A number of clubs are interested: Manchester United, Tottenham Hotspur, Arsenal; even Chelsea have been linked with the talented playmaker, although at current it appears as though the Gunners are leading the race for his signature. Whether he signs permanently, or merely on a season-long loan doesn’t particularly matter, especially as in Arsenal’s case, the move depends on a number of factors. One of those factors is Alex Song, with Wenger reportedly waiting to see if Song leaves the club before making a move for Sahin. Considering Barcelona are the only team "interested", wouldn’t it make far more sense to abandon this "pursuit" of Song and instead turn our attention to Nuri Sahin?

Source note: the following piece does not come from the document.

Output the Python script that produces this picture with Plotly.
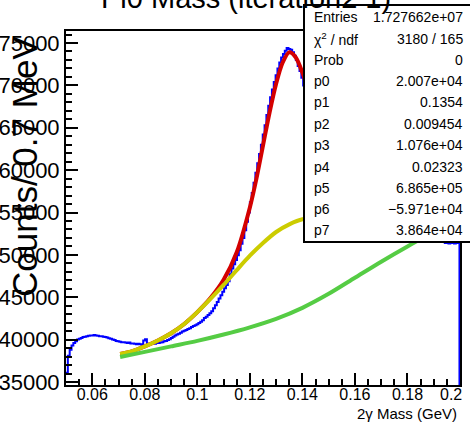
import numpy as np
import plotly.graph_objects as go

# ---------------- data ----------------
bin_start = 0.05
bin_width = 0.0007
counts = [
    36100, 38100, 38800, 39300, 39600, 39800, 40000, 40100, 40200, 40300,
    40350, 40400, 40450, 40500, 40500, 40550, 40500, 40450, 40400, 40400,
    40350, 40300, 40250, 40150, 40100, 40000, 39950, 39850, 39800, 39750,
    39700, 39700, 39650, 39600, 39650, 39550, 39550, 39500, 39450, 39500,
    39450, 39400, 39900, 40050, 39500, 39450, 39500, 39550, 39500, 39600,
    39600, 39650, 39700, 39800, 39850, 39950, 40050, 40200, 40350, 40500,
    40600, 40700, 40800, 40950, 41050, 41150, 41250, 41350, 41500, 41600,
    41700, 41800, 41950, 42100, 42300, 42550, 42700, 42900, 43100, 43350,
    43700, 44050, 44450, 44850, 45250, 45650, 46050, 46450, 46900, 47700,
    48400, 48900, 49400, 49950, 50550, 51300, 52000, 52900, 53900, 55000,
    56200, 57300, 58500, 59700, 60800, 61900, 63000, 64200, 65300, 66500,
    67600, 68600, 69500, 70400, 71200, 72000, 72700, 73300, 73700, 74100,
    74400, 74300, 74200, 73900, 73500, 73000, 72300, 71700, 70900, 70000,
    69100, 68000, 66900, 65700, 64500, 63300, 62100, 61000, 59900, 58900,
    57900, 57000, 56200, 55500, 54900, 54400, 54000, 53700, 53400, 53200,
    53000, 52900, 52800, 52700, 52600, 52500, 52400, 52300, 52300, 52200,
    52100, 52100, 52000, 52000, 51900, 51900, 51900, 51800, 51800, 51800,
    51800, 51800, 51750, 51750, 51750, 51700, 51700, 51700, 51700, 51700,
    51700, 51700, 51700, 51650, 51650, 51650, 51650, 51650, 51650, 51650,
    51650, 51650, 51600, 51600, 51600, 51600, 51600, 51600, 51600, 51600,
    51600, 51600, 51600, 51550, 51550, 51550, 51400, 51450, 51350, 51400,
    51450, 51350, 51400, 51400,
]

# total fit (red)
fit_x = [0.0706, 0.075, 0.08, 0.085, 0.09, 0.095, 0.10, 0.105, 0.11, 0.115,
         0.12, 0.1225, 0.125, 0.1275, 0.13, 0.1325, 0.135, 0.1375, 0.14, 0.1425,
         0.145, 0.15, 0.155, 0.16, 0.165, 0.17, 0.175, 0.18, 0.185, 0.19,
         0.195, 0.199]
fit_total = [38300, 38600, 39200, 39900, 40750, 41850, 43250, 44900, 47050, 50300,
             55600, 59000, 62900, 66800, 70200, 72700, 73900, 73300, 71500, 69000,
             65900, 60000, 55800, 53400, 52350, 51850, 51750, 51850, 52200, 52850,
             53650, 54250]

# background + wide component (yellow)
wide_x = [0.0706, 0.075, 0.08, 0.085, 0.09, 0.095, 0.10, 0.105, 0.11, 0.115,
          0.12, 0.125, 0.13, 0.135, 0.14, 0.145, 0.15, 0.155, 0.16, 0.165,
          0.17, 0.175, 0.18, 0.185, 0.19, 0.195, 0.199]
wide_y = [38300, 38600, 39200, 39900, 40750, 41850, 43250, 44800, 46450, 48200,
          49900, 51400, 52700, 53600, 54200, 54250, 53900, 53300, 52700, 52200,
          51850, 51750, 51850, 52200, 52850, 53650, 54250]

# background (green)
bg_x = [0.0706, 0.08, 0.09, 0.10, 0.11, 0.12, 0.13, 0.14, 0.15, 0.16, 0.17, 0.18, 0.19, 0.199]
bg_y = [37950, 38550, 39200, 39850, 40600, 41450, 42450, 43750, 45400, 47300, 49200, 51000, 52700, 54000]

x_tickvals = [0.06, 0.08, 0.10, 0.12, 0.14, 0.16, 0.18, 0.20]
x_ticktext = ["0.06", "0.08", "0.1", "0.12", "0.14", "0.16", "0.18", "0.2\u00a0\u00a0\u00a0\u00a0"]
y_tickvals = [35000, 40000, 45000, 50000, 55000, 60000, 65000, 70000, 75000]
y_ticktext = ["35000", "40000", "45000", "50000", "55000", "60000", "65000", "70000", "75000"]

title_text = "Pi0 Mass (iteration2 1)"
x_title = "2γ Mass (GeV)"
y_title = "Counts/ 0.7 MeV"

stats_labels = ["Entries", "χ<sup>2</sup> / ndf", "Prob", "p0", "p1", "p2", "p3", "p4", "p5", "p6", "p7"]
stats_values = ["1.727662e+07", "3180 / 165", "0", "2.007e+04", "0.1354", "0.009454",
                "1.076e+04", "0.02323", "6.865e+05", "\u22125.971e+04", "3.864e+04"]

# ---------------- layout geometry (pixels) ----------------
W, H = 470, 423
L, R, T, B = 66, 460, 31, 385
pw, ph = R - L, B - T


def px(xp):
    return (xp - L) / pw


def py(yp):
    return (B - yp) / ph


edges = bin_start + bin_width * np.arange(len(counts) + 1)
hist_x = list(edges)
hist_y = list(counts) + [0]

FONT = "Liberation Sans, Arial, Helvetica, sans-serif"

fig = go.Figure()
fig.add_trace(go.Scatter(x=hist_x, y=hist_y, mode="lines", line=dict(color="#0000ff", width=2, shape="hv"),
                         hoverinfo="skip"))
fig.add_trace(go.Scatter(x=fit_x, y=fit_total, mode="lines",
                         line=dict(color="#d40000", width=4, shape="spline", smoothing=0.8), hoverinfo="skip"))
fig.add_trace(go.Scatter(x=wide_x, y=wide_y, mode="lines",
                         line=dict(color="#cccc00", width=4, shape="spline", smoothing=0.8), hoverinfo="skip"))
fig.add_trace(go.Scatter(x=bg_x, y=bg_y, mode="lines",
                         line=dict(color="#55cc44", width=4, shape="spline", smoothing=0.8), hoverinfo="skip"))

axis_common = dict(showgrid=False, zeroline=False, showline=True, mirror=True, linecolor="black", linewidth=2,
                   ticks="inside", ticklen=12, tickwidth=2, tickcolor="black", automargin=False,
                   ticklabeloverflow="allow")

fig.update_xaxes(range=[0.05, 0.2], tickmode="array", tickvals=x_tickvals, ticktext=x_ticktext,
                 tickfont=dict(family=FONT, size=16, color="black"), ticklabelstandoff=-6,
                 minor=dict(tickmode="linear", tick0=0.0, dtick=0.005, ticks="inside", ticklen=6,
                            tickwidth=2, tickcolor="black"),
                 **axis_common)
fig.update_yaxes(range=[34646, 76416], tickmode="array", tickvals=y_tickvals, ticktext=y_ticktext,
                 tickfont=dict(family=FONT, size=22, color="black"),
                 minor=dict(tickmode="linear", tick0=0, dtick=1000, ticks="inside", ticklen=6,
                            tickwidth=2, tickcolor="black"),
                 **axis_common)

shapes = [dict(type="rect", xref="paper", yref="paper", x0=px(304), x1=px(471), y0=py(242), y1=py(5),
               fillcolor="white", line=dict(color="black", width=2), layer="above")]

annotations = []
row_y = [17, 39.5, 60, 81, 102, 123.5, 145, 166.5, 188, 209, 230]
for lab, val, ry in zip(stats_labels, stats_values, row_y):
    annotations.append(dict(x=px(312), y=py(ry), xref="paper", yref="paper", text=lab, showarrow=False,
                            xanchor="left", yanchor="middle", font=dict(family=FONT, size=14, color="black")))
    annotations.append(dict(x=px(465), y=py(ry), xref="paper", yref="paper", text=val, showarrow=False,
                            xanchor="right", yanchor="middle", font=dict(family=FONT, size=14, color="black")))

annotations.append(dict(x=px(246), y=py(16), xref="paper", yref="paper", text=title_text, showarrow=False,
                        xanchor="center", yanchor="bottom", font=dict(family=FONT, size=29, color="black")))
annotations.append(dict(x=px(459), y=py(413), xref="paper", yref="paper", text=x_title, showarrow=False,
                        xanchor="right", yanchor="middle", font=dict(family=FONT, size=15, color="black")))
annotations.append(dict(x=px(24), y=py(167), xref="paper", yref="paper", text=y_title, showarrow=False,
                        textangle=-90, xanchor="center", yanchor="middle",
                        font=dict(family=FONT, size=35, color="black")))

fig.update_layout(width=W, height=H, margin=dict(l=L, r=W - R, t=T, b=H - B, pad=0),
                  paper_bgcolor="white", plot_bgcolor="white", showlegend=False,
                  shapes=shapes, annotations=annotations)

fig.write_html("out.html", config={"displayModeBar": False, "staticPlot": True},
               post_script="document.body.style.margin='0px';document.body.style.overflow='hidden';")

For a start, how often is it that a player of Sahin’s calibre becomes available on the market for such a low price? Assuming Real are willing to do business as long as they get their initial outlay back, Sahin is a steal at €10 million, and it makes him over €5 million cheaper than Alex Song, not to mention over €20 million cheaper than Javi Martinez. Admittedly, Martinez is the more versatile player; capable of playing at centre-half as well as defensive midfield, but the €20m saving would comfortably pay for a top-level centre-half.

Barcelona’s search for a replacement for Seydou Keita has got them nowhere, and if it does, it appears as though Alex Song is the only candidate. At €15 million (or above), it would mean that Barcelona are paying more for a replacement for a bench player than they did for their new left-back, who is expected to fill that position for the next 6-10 years. Not only that, but it would make Song at least three times more expensive than Gerard Piqué, and if he truly is Keita’s replacement, it means that Barcelona have spent €15 million on someone who will effectively warm the bench.

With that in mind, should Barcelona be searching for Keita’s replacement if it excludes the very players who fit their philosophy best?